Di sini bisa kita lihat bahwa solidaritas atau ‘Aṣābiyyah dalam teori Ibnu Khaldūn merupakan awal dari persamaan hak-hak asasi manusia. Solidaritas menunjukkan antara manusia satu dengan yang lainnya saling membantu satu dengan yang lainnya, tanpa adanya diskriminasi dari pihak lain. Tanpa memandang agama, ras, suku lain, semua membantu dalam ikatan solidaritas tersebut.
Masyarakat yang tumbuh pada tatanan ini, akan melahirkan peradaban yang baik. Namun perlu juga diwaspadai adanya elemen-elemen masyarakat yang tidak sesuai dengan alur dari masyarakat yang memiliki solidaritas tinggi. Dalam hal ini pemimpin diperlukan dengan membawa misi-misi yang berpegang teguh pada dasar-dasar ajaran, dan pemikiran sang pemimpin. Dimana ini merupakan tahap awal yang untuk selanjutnya pemimpin-pemimpin ini akan berusaha mengubah tatanan sosial sosial masyarakat ke arah yang lebih baik.
Umat yang berada dalam solidaritas tinggi ini, akan melahirnya pemimpin yang ideal. Pemimpin yang mempunyai semangat untuk mempertahankan keutuhan warga negaranya. Pemimpin tersebut disebutkan oleh Ibnu Khaldūn ialah seorang filsuf.
Seseorang yang bijaksana, yang memahami segala ilmu pengetahuan sangat tepat untuk menjadi seorang pemimpin.

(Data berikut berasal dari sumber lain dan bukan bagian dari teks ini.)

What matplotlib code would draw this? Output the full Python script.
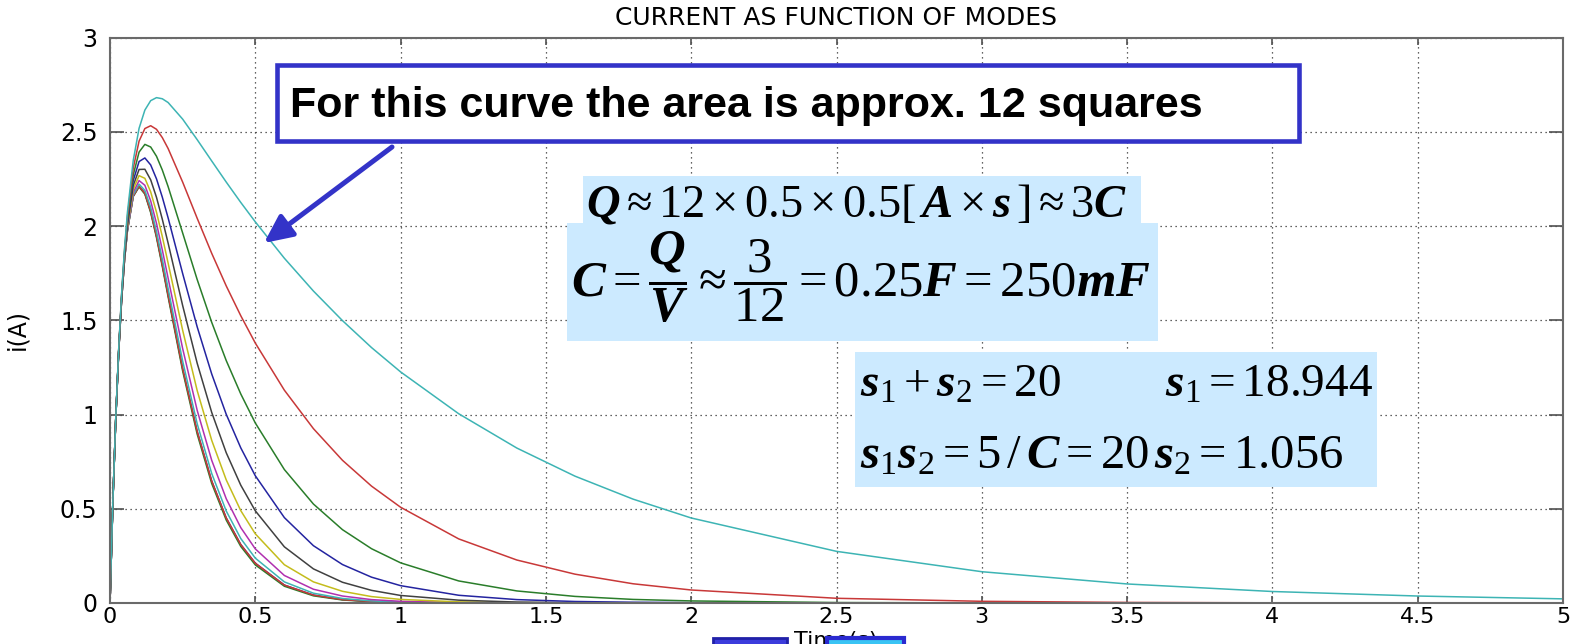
import matplotlib

matplotlib.use("Agg")

import matplotlib.pyplot as plt
from matplotlib.patches import FancyArrowPatch, Rectangle

# time axis shared by every mode (seconds)
time_s = [0, 0.01, 0.02, 0.03, 0.04, 0.05, 0.06, 0.08, 0.1, 0.12, 0.14, 0.16,
          0.18, 0.2, 0.25, 0.3, 0.35, 0.4, 0.45, 0.5, 0.6, 0.7, 0.8, 0.9, 1.0,
          1.2, 1.4, 1.6, 1.8, 2.0, 2.5, 3.0, 3.5, 4.0, 4.5, 5.0]

# current (A) for each mode, slowest decay first
current_k1 = [0, 0.544, 0.988, 1.350, 1.644, 1.882, 2.073, 2.348, 2.518, 2.615, 2.665, 2.681,
              2.675, 2.655, 2.567, 2.458, 2.345, 2.233, 2.125, 2.022, 1.829, 1.655, 1.498, 1.355, 1.226,
              1.004, 0.822, 0.673, 0.551, 0.451, 0.274, 0.166, 0.101, 0.061, 0.037, 0.022]
current_k2 = [0, 0.543, 0.987, 1.346, 1.636, 1.869, 2.052, 2.307, 2.450, 2.517, 2.532, 2.513,
              2.469, 2.411, 2.233, 2.041, 1.855, 1.682, 1.524, 1.379, 1.129, 0.925, 0.757, 0.620, 0.508,
              0.340, 0.228, 0.153, 0.102, 0.069, 0.025, 0.009, 0.003, 0.001, 0.0005, 0.0002]
current_k3 = [0, 0.543, 0.986, 1.343, 1.630, 1.857, 2.034, 2.271, 2.392, 2.433, 2.419, 2.370,
              2.297, 2.209, 1.963, 1.716, 1.489, 1.286, 1.109, 0.955, 0.708, 0.525, 0.389, 0.288, 0.213,
              0.117, 0.064, 0.035, 0.019, 0.011, 0.0024, 0.0005, 0.0001, 0, 0, 0]
current_k4 = [0, 0.543, 0.985, 1.341, 1.624, 1.847, 2.019, 2.241, 2.342, 2.361, 2.324, 2.250,
              2.153, 2.043, 1.748, 1.465, 1.215, 1.001, 0.823, 0.675, 0.453, 0.304, 0.204, 0.137, 0.092,
              0.041, 0.018, 0.008, 0.004, 0.002, 0.0002, 0, 0, 0, 0, 0]
current_k5 = [0, 0.543, 0.984, 1.338, 1.620, 1.839, 2.006, 2.215, 2.300, 2.301, 2.245, 2.152,
              2.036, 1.909, 1.578, 1.272, 1.011, 0.797, 0.625, 0.489, 0.298, 0.181, 0.110, 0.067, 0.040,
              0.015, 0.005, 0.002, 0.0007, 0.0003, 0, 0, 0, 0, 0, 0]
current_k6 = [0, 0.543, 0.984, 1.337, 1.616, 1.832, 1.995, 2.194, 2.267, 2.253, 2.181, 2.073,
              1.944, 1.803, 1.447, 1.127, 0.863, 0.653, 0.490, 0.367, 0.203, 0.112, 0.062, 0.034, 0.019,
              0.006, 0.002, 0.0005, 0.0002, 0, 0, 0, 0, 0, 0, 0]
current_k7 = [0, 0.543, 0.983, 1.335, 1.613, 1.826, 1.986, 2.178, 2.241, 2.216, 2.133, 2.014,
              1.873, 1.723, 1.350, 1.022, 0.757, 0.553, 0.400, 0.287, 0.146, 0.073, 0.037, 0.018, 0.009,
              0.002, 0.0006, 0.0001, 0, 0, 0, 0, 0, 0, 0, 0]
current_k8 = [0, 0.543, 0.983, 1.334, 1.611, 1.823, 1.980, 2.166, 2.222, 2.189, 2.099, 1.971,
              1.824, 1.668, 1.283, 0.951, 0.687, 0.488, 0.342, 0.238, 0.112, 0.052, 0.024, 0.011, 0.005,
              0.001, 0, 0, 0, 0, 0, 0, 0, 0, 0, 0]
current_k9 = [0, 0.543, 0.983, 1.334, 1.609, 1.820, 1.977, 2.159, 2.211, 2.174, 2.078, 1.947,
              1.795, 1.635, 1.244, 0.910, 0.647, 0.451, 0.310, 0.211, 0.095, 0.042, 0.018, 0.008, 0.003,
              0.0005, 0, 0, 0, 0, 0, 0, 0, 0, 0, 0]
current_k10 = [0, 0.543, 0.982, 1.333, 1.609, 1.820, 1.976, 2.157, 2.207, 2.169, 2.071, 1.938,
               1.785, 1.624, 1.231, 0.896, 0.634, 0.440, 0.300, 0.202, 0.089, 0.038, 0.016, 0.007, 0.003,
               0.0004, 0, 0, 0, 0, 0, 0, 0, 0, 0, 0]

x_ticks = [0, 0.5, 1, 1.5, 2, 2.5, 3, 3.5, 4, 4.5, 5]
x_tick_labels = ["0", "0.5", "1", "1.5", "2", "2.5", "3", "3.5", "4", "4.5", "5"]
y_ticks = [0, 0.5, 1, 1.5, 2, 2.5, 3]
y_tick_labels = ["0", "0.5", "1", "1.5", "2", "2.5", "3"]

# MATLAB-ish colour cycle, drawn fastest mode first so the slow ones sit on top
BLUE, GREEN, RED, CYAN = "#2424a0", "#2a7d2a", "#c83838", "#3db4b4"
MAGENTA, YELLOW, BLACK = "#b030b0", "#c4bc1c", "#404040"
curves = [
    (current_k9, BLUE), (current_k10, GREEN), (current_k9, RED), (current_k8, CYAN),
    (current_k7, MAGENTA), (current_k6, YELLOW), (current_k5, BLACK), (current_k4, BLUE),
    (current_k3, GREEN), (current_k2, RED), (current_k1, CYAN),
]

W, H = 1579, 644
NOTE_BLUE = "#3333c8"
NOTE_FILL = "#cceaff"

plt.rcParams.update({
    "font.family": ["DejaVu Sans"],
    "mathtext.fontset": "custom",
    "mathtext.rm": "Liberation Serif",
    "mathtext.it": "Liberation Serif:italic",
    "mathtext.bf": "Liberation Serif:bold:italic",
})


def fxy(x, y):
    """pixel position (from top-left) -> figure fraction"""
    return x / W, 1 - y / H


def add_box(x0, y0, x1, y1, face, edge=None, lw=0.0, z=5):
    fig.add_artist(Rectangle(fxy(x0, y1), (x1 - x0) / W, (y1 - y0) / H,
                             transform=fig.transFigure, facecolor=face,
                             edgecolor=edge if edge else face, linewidth=lw, zorder=z))


fig = plt.figure(figsize=(W / 100, H / 100), dpi=100)
ax = fig.add_axes([110 / W, 1 - 603 / H, (1563 - 110) / W, (603 - 37.5) / H])

for series, color in curves:
    ax.plot(time_s, series, color=color, lw=1.1)

ax.set_xlim(0, 5)
ax.set_ylim(0, 3)
ax.set_xticks(x_ticks)
ax.set_xticklabels(x_tick_labels)
ax.set_yticks(y_ticks)
ax.set_yticklabels(y_tick_labels)
ax.grid(True, linestyle=(0, (1, 3)), color="#303030", lw=0.9)
ax.tick_params(direction="in", top=True, right=True, color="#505050", width=1.2)
ax.tick_params(axis="x", length=5, pad=3, labelsize=16)
ax.tick_params(axis="y", length=10, pad=9, labelsize=17)
for spine in ax.spines.values():
    spine.set_color("#6a6a6a")
    spine.set_linewidth(1.5)

fig.text(*fxy(836, 18), "CURRENT AS FUNCTION OF MODES", ha="center", va="center", fontsize=18)
fig.text(*fxy(17, 330), "i(A)", rotation=90, ha="center", va="center", fontsize=17)
fig.text(*fxy(836, 631), "Time(s)", ha="center", va="top", fontsize=16, zorder=4)

# annotation box and arrow
add_box(277, 65, 1299, 140.5, "white", NOTE_BLUE, lw=3.3)
fig.text(*fxy(290, 116.7), "For this curve the area is approx. 12 squares",
         family="Liberation Sans", weight="bold", fontsize=31, va="baseline", zorder=6)
fig.add_artist(FancyArrowPatch(fxy(392, 147), fxy(264, 243), transform=fig.transFigure,
                               arrowstyle="-|>,head_length=17,head_width=8", mutation_scale=1,
                               lw=3.6, color=NOTE_BLUE, shrinkA=0, shrinkB=0, zorder=6))

# formula panels
add_box(583, 176, 1141, 223, NOTE_FILL)
add_box(567, 223, 1158, 341, NOTE_FILL)
add_box(855, 352, 1377, 487, NOTE_FILL)
fig.text(*fxy(586, 216.7), r"$\mathbf{Q}\approx 12\times 0.5\times 0.5[\,\mathbf{A}\times\mathbf{s}\,]\approx 3\mathbf{C}$",
         fontsize=33.5, va="baseline", zorder=6)
fig.text(*fxy(571, 297),
         r"$\mathbf{C}=\dfrac{\mathbf{Q}}{\mathbf{V}}\approx\dfrac{3}{12}=0.25\mathbf{F}=250\mathbf{mF}$",
         fontsize=36.5, va="baseline", zorder=6)
fig.text(*fxy(860, 397), r"$\mathbf{s}_1+\mathbf{s}_2=20$", fontsize=34, va="baseline", zorder=6)
fig.text(*fxy(1165, 397), r"$\mathbf{s}_1=18.944$", fontsize=34, va="baseline", zorder=6)
fig.text(*fxy(860, 468), r"$\mathbf{s}_1\mathbf{s}_2=5\,/\,\mathbf{C}=20\,\mathbf{s}_2=1.056$",
         fontsize=35, va="baseline", zorder=6)

# slide buttons peeking in at the bottom edge
add_box(713, 638, 787, 670, "#3c3cdc", "#2020a8", lw=2)
add_box(827, 638, 904, 670, "#3ac4f4", "#2a2ad0", lw=3)

fig.savefig("out.png", dpi=100)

Pendekatan yang idealistik yang dilakukan oleh Ibnu Khaldūn merupakan sebuah kewajaran. Pemikirannya tentang konsep pemimpin seorang filsuf, tidak lepas dari pengaruh Plato.
Untuk itu menurut Ibnu Khaldūn agar penguasa muslim mampu menjadi politikus dan kepala negara yang baik. Maka ia harus berusaha terlebih dahulu menjadi manusia yang arif, bijaksana, serta tidak tenggelam dalam kemewahan dan keserakahan dunia.
Hal ini juga dipertegas dengan prinsip ‘Aṣābiyyah yang menentang sikap keduniawian, yang bisa merusak tatanan masyarakat dan sikap solidaritas itu sendiri.
Lalu yang menjadi pertanyaan jika kita tarik ke dalam konteks hidup bernegara di Indonesia saat ini?
Pandangan Ibnu Khaldun akan memberikan perspektif dalam memunculkan nilai-nilai baru di dalam keadilan itu sendiri. Meski tidak seratus persen dalam pengaplikasiannya, namun kita bisa belajar dari semangat akan solidaritas akan suatu kelompok masyarakat untuk saling membantu, mengayomi, dan memenuhi kebutuhan antara satu dengan yang lainnya.